Listed as one of the main producers, and getting a more prominent credit than the director in the main titles, veteran hitmeister Feng Xiaogang 冯小刚 clearly had some input on the comic-realist tone, and the end credits even feature the well-known theme song from his pioneering rom-com Be There or Be Square 不见不散 (1998). But at best, Only You is simply a pleasant diversion rather than crackling like it should.
The Chinese title is a four-character phrase meaning destiny or one’s pre-determined fate. For the record, the scriptwriter of the US Only You, Diane Drake, also supplied the original story to What Women Want.
CREDITS
Presented by Huayi Brothers Media (CN), Columbia Pictures (US), Huayi Brothers International (HK). Produced by Huayi Brothers Media (CN), Huayi Brothers International (HK), Bon Voyage Film Studio (CN).

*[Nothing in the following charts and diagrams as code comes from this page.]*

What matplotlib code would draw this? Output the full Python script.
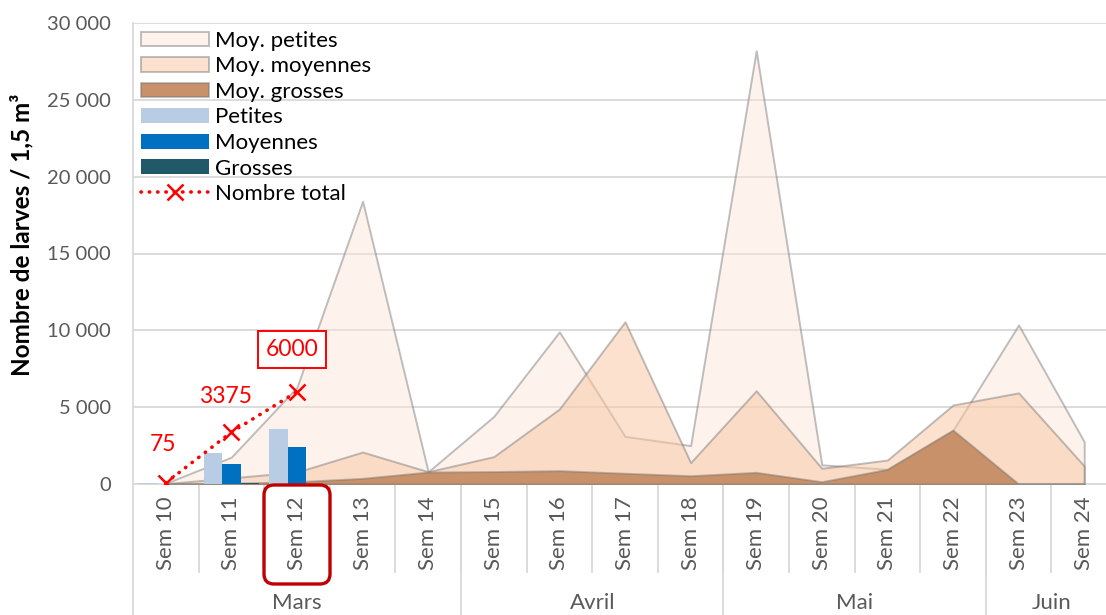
import numpy as np
import matplotlib
matplotlib.use("Agg")
import matplotlib.pyplot as plt
import matplotlib.colors as mcolors
import matplotlib.transforms as mtransforms
from matplotlib.patches import FancyBboxPatch
from matplotlib.ticker import FuncFormatter

plt.rcParams["font.family"] = ["Lato", "DejaVu Sans"]

# --- data -------------------------------------------------------------
semaines = ["Sem 10", "Sem 11", "Sem 12", "Sem 13", "Sem 14", "Sem 15", "Sem 16",
            "Sem 17", "Sem 18", "Sem 19", "Sem 20", "Sem 21", "Sem 22", "Sem 23", "Sem 24"]
mois = ["Mars", "Avril", "Mai", "Juin"]
mois_nb_sem = [5, 4, 4, 2]

moy_petites = [50, 1750, 6300, 18400, 800, 4400, 9900, 3100, 2500, 28200,
               1250, 960, 3500, 10350, 2750]
moy_moyennes = [25, 400, 780, 2080, 800, 1780, 4880, 10560, 1390, 6070,
                1020, 1560, 5140, 5930, 1170]
moy_grosses = [0, 50, 150, 370, 780, 810, 870, 700, 540, 760,
               150, 960, 3510, 0, 0]

# weekly counts (only first three weeks)
petites = [50, 2000, 3600]
moyennes = [25, 1300, 2400]
grosses = [0, 75, 0]
nombre_total = [75, 3375, 6000]

# --- figure -----------------------------------------------------------
W, H = 1106, 615
fig = plt.figure(figsize=(W / 100, H / 100), dpi=100)
ax = fig.add_axes([133 / W, 131 / H, 984 / W, 461 / H])

x = np.arange(len(semaines))
edge = (0.45, 0.45, 0.45, 0.45)
a1 = ax.fill_between(x, moy_petites, 0, facecolor=mcolors.to_rgba("#FCE4D6", 0.45),
                     edgecolor=edge, lw=1.4, zorder=2, label="Moy. petites")
a2 = ax.fill_between(x, moy_moyennes, 0, facecolor=mcolors.to_rgba("#F8C9A6", 0.55),
                     edgecolor=edge, lw=1.4, zorder=3, label="Moy. moyennes")
a3 = ax.fill_between(x, moy_grosses, 0, facecolor="#C8916A",
                     edgecolor=edge, lw=1.4, zorder=4, label="Moy. grosses")

bw = 0.28
xb = x[:len(petites)]
b1 = ax.bar(xb - bw, petites, bw, color="#B8CCE4", zorder=5, label="Petites")
b2 = ax.bar(xb, moyennes, bw, color="#0070C0", zorder=5, label="Moyennes")
b3 = ax.bar(xb + bw, grosses, bw, color="#215968", zorder=5, label="Grosses")

l1, = ax.plot(xb, nombre_total, color="#FF0000", lw=2.6, linestyle=(0, (0.1, 2.2)),
              dash_capstyle="round", marker="x", markersize=11, mew=1.8, zorder=6,
              label="Nombre total")

# value labels
offsets = [(-3, 38), (-6, 36), (-5, 42)]
for xi, v, off in zip(xb, nombre_total, offsets):
    kw = {}
    if v == nombre_total[-1]:
        kw["bbox"] = dict(boxstyle="square,pad=0.35", fc="white", ec="#FF0000", lw=1.4)
    ax.annotate(f"{v}", (xi, v), xytext=off, textcoords="offset pixels",
                ha="center", va="center", color="#FF0000", fontsize=16.5, zorder=7, **kw)

# axes styling
ax.set_xlim(-0.5, 14.5)
ax.set_ylim(0, 30000)
ax.set_yticks(np.arange(0, 30001, 5000))
ax.yaxis.set_major_formatter(FuncFormatter(lambda v, p: f"{v:,.0f}".replace(",", " ")))
ax.tick_params(axis="y", length=0, pad=16, labelsize=14.5, labelcolor="#595959")
ax.yaxis.grid(True, color="#D9D9D9", lw=1.3)
ax.set_axisbelow(True)
for s in ["top", "right"]:
    ax.spines[s].set_visible(False)
for s in ["left", "bottom"]:
    ax.spines[s].set_color("#D9D9D9")
    ax.spines[s].set_linewidth(1.3)

ax.set_xticks(x)
ax.set_xticklabels(semaines, rotation=90, fontsize=16, color="#595959")
ax.tick_params(axis="x", length=0, pad=9)

# category boundary ticks and month separators
trans = mtransforms.blended_transform_factory(ax.transData, ax.transAxes)
for b in np.arange(0.5, len(semaines) - 0.5, 1.0):
    ax.plot([b, b], [0, -88 / 461], transform=trans, color="#D9D9D9", lw=1.3, clip_on=False)
bounds = np.concatenate([[0], np.cumsum(mois_nb_sem)]) - 0.5
for b in bounds[:-1]:
    ax.plot([b, b], [0, -131 / 461], transform=trans, color="#D9D9D9", lw=1.3, clip_on=False)
for m, lo, hi in zip(mois, bounds[:-1], bounds[1:]):
    ax.text((lo + hi) / 2, -119 / 461, m, transform=trans, ha="center", va="center",
            fontsize=16, color="#595959")

fig.text(22 / W, 1 - 235 / H, "Nombre de larves / 1,5 m³", rotation=90,
         ha="center", va="center", fontsize=17.5, fontweight="bold")

# highlight box around Sem 12
hl = FancyBboxPatch((264, 31), 66, 99, boxstyle="round,pad=0,rounding_size=10",
                    transform=mtransforms.IdentityTransform(), fill=False,
                    ec="#C00000", lw=2.4, zorder=10)
fig.add_artist(hl)

ax.legend([a1, a2, a3, b1, b2, b3, l1],
          ["Moy. petites", "Moy. moyennes", "Moy. grosses", "Petites", "Moyennes",
           "Grosses", "Nombre total"],
          loc="upper left", bbox_to_anchor=(0.0, 1.0), frameon=False,
          fontsize=16, handlelength=3.06, handleheight=0.65, labelspacing=0.25,
          handletextpad=0.3, borderaxespad=0.1, borderpad=0.25)

fig.savefig("out.png", dpi=100)
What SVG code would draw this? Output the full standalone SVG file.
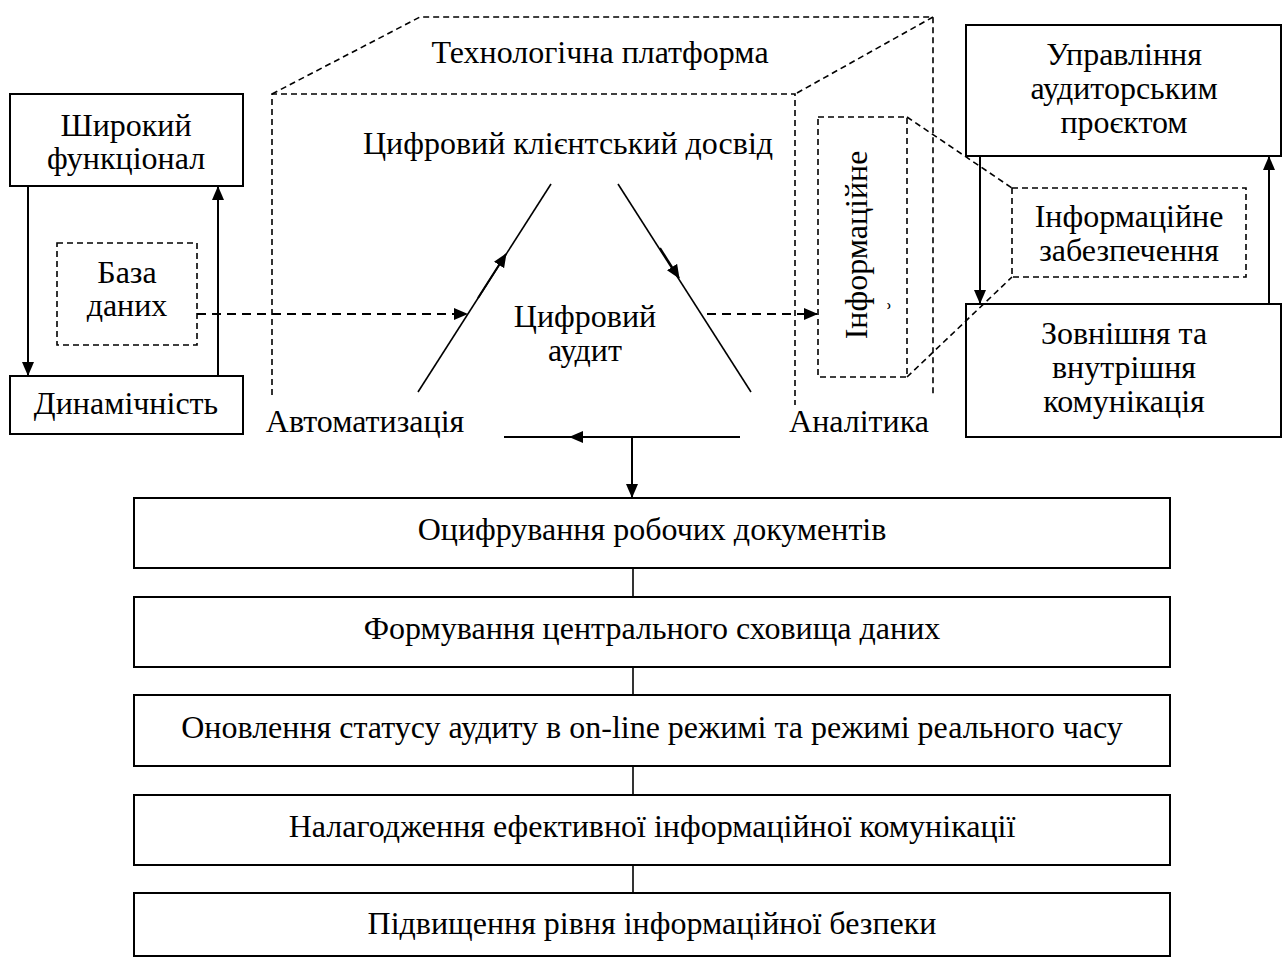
<svg xmlns="http://www.w3.org/2000/svg" width="1282" height="958" viewBox="0 0 1282 958">
<defs>
<marker id="ah" markerWidth="14" markerHeight="12" refX="13" refY="6" orient="auto" markerUnits="userSpaceOnUse">
<path d="M0,0 L14,6 L0,12 Z" fill="#000"/>
</marker>
<style>
text{font-family:"Liberation Serif","Times New Roman",serif;font-size:32px;fill:#000;text-anchor:middle}
.box{fill:#fff;stroke:#000;stroke-width:2}
.dbox{fill:none;stroke:#000;stroke-width:1.6;stroke-dasharray:6,4}
.dl{fill:none;stroke:#000;stroke-width:1.6;stroke-dasharray:6,4}
.da{fill:none;stroke:#000;stroke-width:2.2;stroke-dasharray:9,6}
.sl{fill:none;stroke:#000;stroke-width:2}
.tl{fill:none;stroke:#000;stroke-width:1.6}
</style>
</defs>
<rect width="1282" height="958" fill="#fff"/>

<g id="platform">
<path class="dl" d="M272,395 L272,94 L795,94 L795,405"/>
<path class="dl" d="M272,94 L420,17 L933,17 L933,395"/>
<path class="dl" d="M797,93 L933,17"/>
<text x="600" y="63">Технологічна платформа</text>
</g>

<g id="shyrokyi">
<rect class="box" x="10" y="94" width="233" height="92"/>
<text x="126" y="136">Широкий</text>
<text x="126" y="169">функціонал</text>
</g>
<g id="dynamichnist">
<rect class="box" x="10" y="376" width="233" height="58"/>
<text x="126" y="414">Динамічність</text>
</g>
<g id="baza">
<rect class="dbox" x="57" y="243" width="140" height="102"/>
<text x="127" y="283">База</text>
<text x="127" y="316">даних</text>
</g>

<g id="klient">
<text x="568" y="154">Цифровий клієнтський досвід</text>
</g>
<g id="audyt">
<text x="585" y="327">Цифровий</text>
<text x="585" y="361">аудит</text>
</g>
<g id="avtomatyzatsiia">
<text x="365" y="432">Автоматизація</text>
</g>
<g id="analityka">
<text x="859" y="432">Аналітика</text>
</g>

<g id="info-vert">
<rect class="dbox" x="818" y="117" width="89" height="260"/>
<text transform="translate(867,245) rotate(-90)" x="0" y="0">Інформаційне</text>
<text transform="translate(902,306) rotate(-90)" x="0" y="0" style="font-size:22px">˘</text>
</g>

<g id="upravlinnia">
<rect class="box" x="966" y="25" width="315" height="131"/>
<text x="1124" y="65">Управління</text>
<text x="1124" y="99">аудиторським</text>
<text x="1124" y="133">проєктом</text>
</g>
<g id="info-zab">
<rect class="dbox" x="1012" y="188" width="234" height="89"/>
<text x="1129" y="227">Інформаційне</text>
<text x="1129" y="261">забезпечення</text>
</g>
<g id="komunikatsiia">
<rect class="box" x="966" y="304" width="315" height="133"/>
<text x="1124" y="344">Зовнішня та</text>
<text x="1124" y="378">внутрішня</text>
<text x="1124" y="412">комунікація</text>
</g>

<g id="step1">
<rect class="box" x="134" y="498" width="1036" height="70"/>
<text x="652" y="540">Оцифрування робочих документів</text>
</g>
<g id="step2">
<rect class="box" x="134" y="597" width="1036" height="70"/>
<text x="652" y="639">Формування центрального сховища даних</text>
</g>
<g id="step3">
<rect class="box" x="134" y="695" width="1036" height="71"/>
<text x="652" y="738">Оновлення статусу аудиту в on-line режимі та режимі реального часу</text>
</g>
<g id="step4">
<rect class="box" x="134" y="795" width="1036" height="70"/>
<text x="652" y="837">Налагодження ефективної інформаційної комунікації</text>
</g>
<g id="step5">
<rect class="box" x="134" y="893" width="1036" height="63"/>
<text x="652" y="934">Підвищення рівня інформаційної безпеки</text>
</g>

<g id="connectors">
<line class="sl" x1="28" y1="186" x2="28" y2="375" marker-end="url(#ah)"/>
<line class="sl" x1="218" y1="376" x2="218" y2="187" marker-end="url(#ah)"/>
<line class="da" x1="197" y1="314" x2="467" y2="314" marker-end="url(#ah)"/>
<line class="tl" x1="418" y1="392" x2="551" y2="184"/>
<line class="sl" x1="478" y1="298" x2="506" y2="254" marker-end="url(#ah)"/>
<line class="tl" x1="618" y1="184" x2="751" y2="392"/>
<line class="sl" x1="660" y1="248" x2="679" y2="278" marker-end="url(#ah)"/>
<line class="da" x1="707" y1="314" x2="817" y2="314" marker-end="url(#ah)"/>
<line class="sl" x1="504" y1="437" x2="740" y2="437"/>
<line class="sl" x1="610" y1="437" x2="570" y2="437" marker-end="url(#ah)"/>
<line class="sl" x1="632" y1="437" x2="632" y2="497" marker-end="url(#ah)"/>
<line class="dl" x1="907" y1="117" x2="1012" y2="188"/>
<line class="dl" x1="907" y1="377" x2="1012" y2="277"/>
<line class="sl" x1="980" y1="156" x2="980" y2="303" marker-end="url(#ah)"/>
<line class="sl" x1="1269" y1="304" x2="1269" y2="157" marker-end="url(#ah)"/>
<line class="tl" x1="633" y1="568" x2="633" y2="597"/>
<line class="tl" x1="633" y1="667" x2="633" y2="695"/>
<line class="tl" x1="633" y1="766" x2="633" y2="795"/>
<line class="tl" x1="633" y1="865" x2="633" y2="893"/>
</g>
</svg>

Script: Zhao Shuo. Original script: Diane Drake. Photography: Zhou Shuhao. Editing: Liu Miaomiao. Music: Ou Ge. Art direction: Di Kun. Sound: Wu Jing.
Cast: Tang Wei (Fang Yuan), Liao Fan (Song Kunming/Feng Dali), Su Yan (Li Xiaotong), Fang Fang (Su Juan), Liu Tao (Wang Xiaoshu), Xie Dongshen (Xie Wei, Fang Yuan’s fiance).
Release: China, 24 Jul 2015; Hong Kong, tba; US, 24 Jul 2015.